Your task —
Write out all of the entries that follow, word for word, but skip the pictures.

Rows —
----

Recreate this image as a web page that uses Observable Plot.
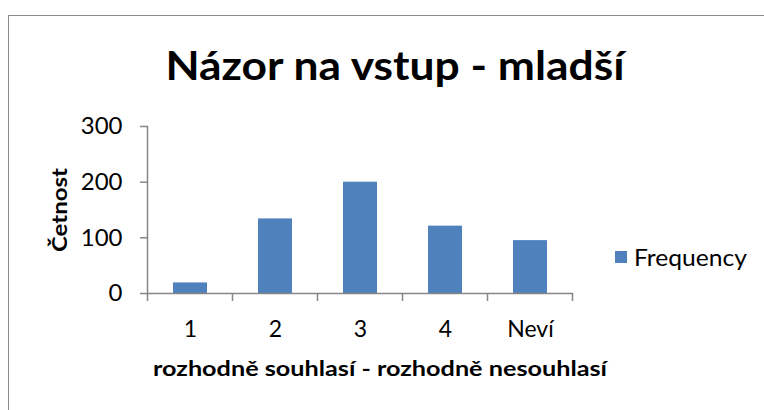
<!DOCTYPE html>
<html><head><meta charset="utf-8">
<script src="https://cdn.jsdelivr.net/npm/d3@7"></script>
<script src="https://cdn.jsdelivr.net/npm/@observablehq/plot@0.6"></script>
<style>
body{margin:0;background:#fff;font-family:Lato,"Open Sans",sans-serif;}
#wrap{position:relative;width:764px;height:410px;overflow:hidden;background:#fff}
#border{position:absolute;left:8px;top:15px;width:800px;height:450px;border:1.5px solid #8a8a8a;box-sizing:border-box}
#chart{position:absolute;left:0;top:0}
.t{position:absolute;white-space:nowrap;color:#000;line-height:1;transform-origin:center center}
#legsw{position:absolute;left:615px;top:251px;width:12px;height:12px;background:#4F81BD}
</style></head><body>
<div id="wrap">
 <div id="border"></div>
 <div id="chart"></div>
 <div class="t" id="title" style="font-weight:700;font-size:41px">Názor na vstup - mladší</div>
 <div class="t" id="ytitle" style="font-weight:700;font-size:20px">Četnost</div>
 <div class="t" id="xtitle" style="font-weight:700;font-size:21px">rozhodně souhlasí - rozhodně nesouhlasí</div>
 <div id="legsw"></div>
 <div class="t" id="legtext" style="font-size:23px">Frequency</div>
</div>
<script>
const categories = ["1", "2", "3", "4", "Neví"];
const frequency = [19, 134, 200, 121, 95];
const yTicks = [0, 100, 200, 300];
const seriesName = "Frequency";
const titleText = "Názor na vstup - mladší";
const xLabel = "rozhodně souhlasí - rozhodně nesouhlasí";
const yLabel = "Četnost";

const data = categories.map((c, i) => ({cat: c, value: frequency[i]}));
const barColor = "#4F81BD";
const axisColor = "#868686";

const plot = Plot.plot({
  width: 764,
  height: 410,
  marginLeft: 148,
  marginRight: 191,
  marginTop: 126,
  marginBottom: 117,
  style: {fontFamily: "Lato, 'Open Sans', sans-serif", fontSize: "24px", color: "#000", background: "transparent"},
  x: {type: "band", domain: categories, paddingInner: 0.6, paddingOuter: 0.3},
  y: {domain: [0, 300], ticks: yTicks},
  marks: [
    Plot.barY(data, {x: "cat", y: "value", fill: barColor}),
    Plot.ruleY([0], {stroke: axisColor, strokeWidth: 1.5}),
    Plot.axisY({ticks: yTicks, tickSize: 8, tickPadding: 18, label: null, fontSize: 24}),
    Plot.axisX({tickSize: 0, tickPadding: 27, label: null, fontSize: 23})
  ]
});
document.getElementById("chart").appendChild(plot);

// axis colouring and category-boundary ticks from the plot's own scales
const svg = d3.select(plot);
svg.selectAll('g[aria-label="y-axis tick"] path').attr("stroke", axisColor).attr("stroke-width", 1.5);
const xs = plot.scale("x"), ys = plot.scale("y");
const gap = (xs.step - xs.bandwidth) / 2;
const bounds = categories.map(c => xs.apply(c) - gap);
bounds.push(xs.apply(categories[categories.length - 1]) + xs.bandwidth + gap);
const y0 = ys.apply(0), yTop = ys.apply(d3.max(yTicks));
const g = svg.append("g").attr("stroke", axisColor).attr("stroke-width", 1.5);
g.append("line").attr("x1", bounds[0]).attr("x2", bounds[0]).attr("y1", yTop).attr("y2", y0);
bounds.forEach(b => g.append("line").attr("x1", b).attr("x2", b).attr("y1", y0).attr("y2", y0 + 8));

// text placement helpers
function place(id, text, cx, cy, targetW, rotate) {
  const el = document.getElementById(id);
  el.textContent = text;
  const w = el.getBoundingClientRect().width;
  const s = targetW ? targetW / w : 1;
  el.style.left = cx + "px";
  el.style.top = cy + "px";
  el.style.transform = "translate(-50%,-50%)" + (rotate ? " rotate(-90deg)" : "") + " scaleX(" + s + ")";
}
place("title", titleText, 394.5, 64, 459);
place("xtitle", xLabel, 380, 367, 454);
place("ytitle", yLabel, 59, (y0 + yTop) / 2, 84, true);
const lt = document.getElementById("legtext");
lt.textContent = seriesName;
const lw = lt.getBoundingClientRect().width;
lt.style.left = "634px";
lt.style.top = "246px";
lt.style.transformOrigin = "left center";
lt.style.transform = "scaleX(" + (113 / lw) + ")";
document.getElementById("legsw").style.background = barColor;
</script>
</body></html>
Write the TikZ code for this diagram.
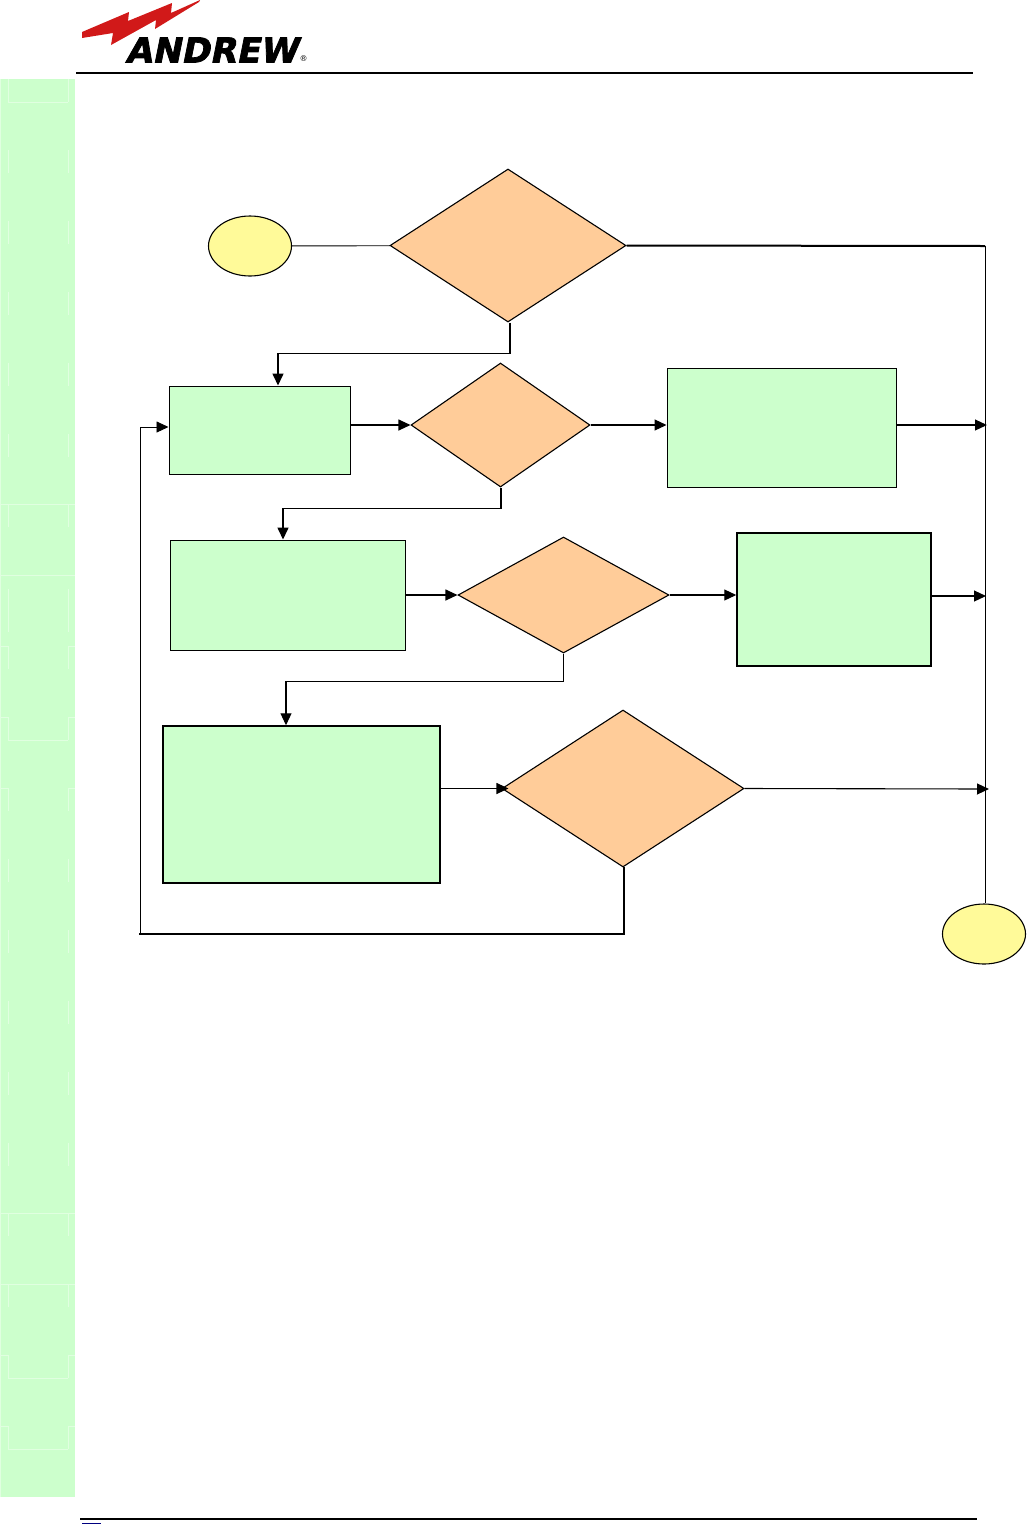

----

Final result —
Recreate this image as a web page that uses Observable Plot.
<!DOCTYPE html>
<html><head><meta charset="utf-8">
<script src="https://cdn.jsdelivr.net/npm/d3@7"></script>
<script src="https://cdn.jsdelivr.net/npm/@observablehq/plot@0.6"></script>
<style>
body{margin:0;background:#fff;font-family:Lato,"Open Sans",sans-serif;}
#wrap{position:relative;width:764px;height:410px;overflow:hidden;background:#fff}
#border{position:absolute;left:8px;top:15px;width:800px;height:450px;border:1.5px solid #8a8a8a;box-sizing:border-box}
#chart{position:absolute;left:0;top:0}
.t{position:absolute;white-space:nowrap;color:#000;line-height:1;transform-origin:center center}
#legsw{position:absolute;left:615px;top:251px;width:12px;height:12px;background:#4F81BD}
</style></head><body>
<div id="wrap">
 <div id="border"></div>
 <div id="chart"></div>
 <div class="t" id="title" style="font-weight:700;font-size:41px">Názor na vstup - mladší</div>
 <div class="t" id="ytitle" style="font-weight:700;font-size:20px">Četnost</div>
 <div class="t" id="xtitle" style="font-weight:700;font-size:21px">rozhodně souhlasí - rozhodně nesouhlasí</div>
 <div id="legsw"></div>
 <div class="t" id="legtext" style="font-size:23px">Frequency</div>
</div>
<script>
const categories = ["1", "2", "3", "4", "Neví"];
const frequency = [19, 134, 200, 121, 95];
const yTicks = [0, 100, 200, 300];
const seriesName = "Frequency";
const titleText = "Názor na vstup - mladší";
const xLabel = "rozhodně souhlasí - rozhodně nesouhlasí";
const yLabel = "Četnost";

const data = categories.map((c, i) => ({cat: c, value: frequency[i]}));
const barColor = "#4F81BD";
const axisColor = "#868686";

const plot = Plot.plot({
  width: 764,
  height: 410,
  marginLeft: 148,
  marginRight: 191,
  marginTop: 126,
  marginBottom: 117,
  style: {fontFamily: "Lato, 'Open Sans', sans-serif", fontSize: "24px", color: "#000", background: "transparent"},
  x: {type: "band", domain: categories, paddingInner: 0.6, paddingOuter: 0.3},
  y: {domain: [0, 300], ticks: yTicks},
  marks: [
    Plot.barY(data, {x: "cat", y: "value", fill: barColor}),
    Plot.ruleY([0], {stroke: axisColor, strokeWidth: 1.5}),
    Plot.axisY({ticks: yTicks, tickSize: 8, tickPadding: 18, label: null, fontSize: 24}),
    Plot.axisX({tickSize: 0, tickPadding: 27, label: null, fontSize: 23})
  ]
});
document.getElementById("chart").appendChild(plot);

// axis colouring and category-boundary ticks from the plot's own scales
const svg = d3.select(plot);
svg.selectAll('g[aria-label="y-axis tick"] path').attr("stroke", axisColor).attr("stroke-width", 1.5);
const xs = plot.scale("x"), ys = plot.scale("y");
const gap = (xs.step - xs.bandwidth) / 2;
const bounds = categories.map(c => xs.apply(c) - gap);
bounds.push(xs.apply(categories[categories.length - 1]) + xs.bandwidth + gap);
const y0 = ys.apply(0), yTop = ys.apply(d3.max(yTicks));
const g = svg.append("g").attr("stroke", axisColor).attr("stroke-width", 1.5);
g.append("line").attr("x1", bounds[0]).attr("x2", bounds[0]).attr("y1", yTop).attr("y2", y0);
bounds.forEach(b => g.append("line").attr("x1", b).attr("x2", b).attr("y1", y0).attr("y2", y0 + 8));

// text placement helpers
function place(id, text, cx, cy, targetW, rotate) {
  const el = document.getElementById(id);
  el.textContent = text;
  const w = el.getBoundingClientRect().width;
  const s = targetW ? targetW / w : 1;
  el.style.left = cx + "px";
  el.style.top = cy + "px";
  el.style.transform = "translate(-50%,-50%)" + (rotate ? " rotate(-90deg)" : "") + " scaleX(" + s + ")";
}
place("title", titleText, 394.5, 64, 459);
place("xtitle", xLabel, 380, 367, 454);
place("ytitle", yLabel, 59, (y0 + yTop) / 2, 84, true);
const lt = document.getElementById("legtext");
lt.textContent = seriesName;
const lw = lt.getBoundingClientRect().width;
lt.style.left = "634px";
lt.style.top = "246px";
lt.style.transformOrigin = "left center";
lt.style.transform = "scaleX(" + (113 / lw) + ")";
document.getElementById("legsw").style.background = barColor;
</script>
</body></html>
Write the TikZ code for this diagram.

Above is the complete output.